JT's future business, though, remains a bit cloudy. The fiscal year ending this past March saw sales fall 3.5% from the year before. In citing an explanation, JT's quarterly report for January-March 2003 indicated, "Japan's aging population, growing health consciousness and the continuing downturn in the domestic economy have negatively affected cigarette demand nationwide." A tax increase of one yen per cigarette implemented this month by the government is expected to further choke revenues.

The SmoCar is not the only puffing paradise offered by JT. In Akihabara, a region of Chiyoda Ward dominated by consumer electronics shops, is the "Smokers' Style" cafe - a space within the first floor of an office building consisting of tables with a capacity for 50 standing persons.

The amenities are similar to SmoCar. Smoking products - excluding cigarettes - are available in vending machines; a white-gloved receptionist sits behind a counter to distill any necessary information on the premises; and historic advertising and propaganda posters on the walls hearken back to simpler days when tobacco-use discrimination was less apparent. (In an allusion to another time when the rights and freedoms of citizens in Japan were also occupied by a force other than their own, one poster has the text "Do You Know? It is against the law to sell or give duty-free tobacco products to Japanese Nationals." directly above a woman adorned in a kimono.)

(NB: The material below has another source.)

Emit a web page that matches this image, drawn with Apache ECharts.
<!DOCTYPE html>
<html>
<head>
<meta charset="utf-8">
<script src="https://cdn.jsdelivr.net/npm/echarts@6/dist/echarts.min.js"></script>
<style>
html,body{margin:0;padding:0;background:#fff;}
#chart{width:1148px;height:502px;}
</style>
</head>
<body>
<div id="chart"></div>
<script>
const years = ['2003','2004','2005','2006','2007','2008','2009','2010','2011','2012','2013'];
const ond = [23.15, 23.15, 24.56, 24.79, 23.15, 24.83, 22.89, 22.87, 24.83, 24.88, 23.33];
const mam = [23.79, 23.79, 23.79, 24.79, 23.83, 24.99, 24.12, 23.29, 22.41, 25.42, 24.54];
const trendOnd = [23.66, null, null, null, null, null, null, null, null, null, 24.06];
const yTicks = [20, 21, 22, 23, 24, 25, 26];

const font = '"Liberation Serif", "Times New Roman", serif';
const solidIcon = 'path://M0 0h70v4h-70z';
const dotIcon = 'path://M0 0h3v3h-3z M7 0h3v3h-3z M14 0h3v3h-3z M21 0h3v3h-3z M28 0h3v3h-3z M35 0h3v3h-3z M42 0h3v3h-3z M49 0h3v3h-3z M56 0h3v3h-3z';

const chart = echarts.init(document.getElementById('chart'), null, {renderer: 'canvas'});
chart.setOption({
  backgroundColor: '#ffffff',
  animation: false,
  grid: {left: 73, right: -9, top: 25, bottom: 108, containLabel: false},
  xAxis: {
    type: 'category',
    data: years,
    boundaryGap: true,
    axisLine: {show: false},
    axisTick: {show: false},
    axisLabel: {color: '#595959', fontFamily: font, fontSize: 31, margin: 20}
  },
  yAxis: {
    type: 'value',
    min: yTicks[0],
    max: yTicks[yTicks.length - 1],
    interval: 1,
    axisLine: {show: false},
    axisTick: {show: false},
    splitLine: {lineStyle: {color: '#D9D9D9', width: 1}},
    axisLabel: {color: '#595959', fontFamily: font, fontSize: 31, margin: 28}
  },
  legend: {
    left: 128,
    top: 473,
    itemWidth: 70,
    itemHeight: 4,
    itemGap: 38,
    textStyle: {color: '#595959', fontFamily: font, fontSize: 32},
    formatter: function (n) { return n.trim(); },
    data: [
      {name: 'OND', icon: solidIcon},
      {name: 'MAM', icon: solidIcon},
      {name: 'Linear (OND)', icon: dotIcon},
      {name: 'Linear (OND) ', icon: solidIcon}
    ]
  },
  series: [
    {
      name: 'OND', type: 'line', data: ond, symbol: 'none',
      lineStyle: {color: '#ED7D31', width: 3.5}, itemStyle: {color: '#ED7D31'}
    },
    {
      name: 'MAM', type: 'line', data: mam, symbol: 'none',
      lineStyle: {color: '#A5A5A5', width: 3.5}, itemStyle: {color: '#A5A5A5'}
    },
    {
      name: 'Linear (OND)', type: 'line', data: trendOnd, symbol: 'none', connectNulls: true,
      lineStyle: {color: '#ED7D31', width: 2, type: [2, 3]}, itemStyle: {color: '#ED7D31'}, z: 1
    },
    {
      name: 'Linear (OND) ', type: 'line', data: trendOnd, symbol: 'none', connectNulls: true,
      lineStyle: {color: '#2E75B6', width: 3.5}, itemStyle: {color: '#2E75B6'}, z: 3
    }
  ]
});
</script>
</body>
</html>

Traffic is brisk. During all times of the day, a steady stream of potential puffers can be seen entering the cafe's glass doors emblazoned with "Smokers' Style" in bright green for a turn at butting up against any of the tables equipped with individual air filtration systems.

Once they leave, though, their lighters and packs are secured to their person as posters - which feature the exclamation "NO!" and white plumes of smoke rising ominously above a fedora-wearing man within a crowded street scene - are plastered around the area to remind passersby of the ban.

JT's plan is for the SmoCar in Otemachi to travel to various locations with additional trailers being added if the response is positive. Already, another trailer offering the same smoking services exists in Sapporo.

In spite of these efforts by JT, smokers are getting the message behind Chiyoda Ward's ban.

"This ban is changing my lifestyle," says 26-year old Takeshi Yokomine, who is an office worker in the ward's Ochanomizu district. "I do not smoke when I walk anywhere now, not just in the banned areas. And I have realized how bad smoking is for non-smokers."

Specifically, the health issues for society around him, Takeshi says, have become more apparent. And, when he adds, "I have a bad lung because I have been smoking since I was 19 years old," maybe it is about time.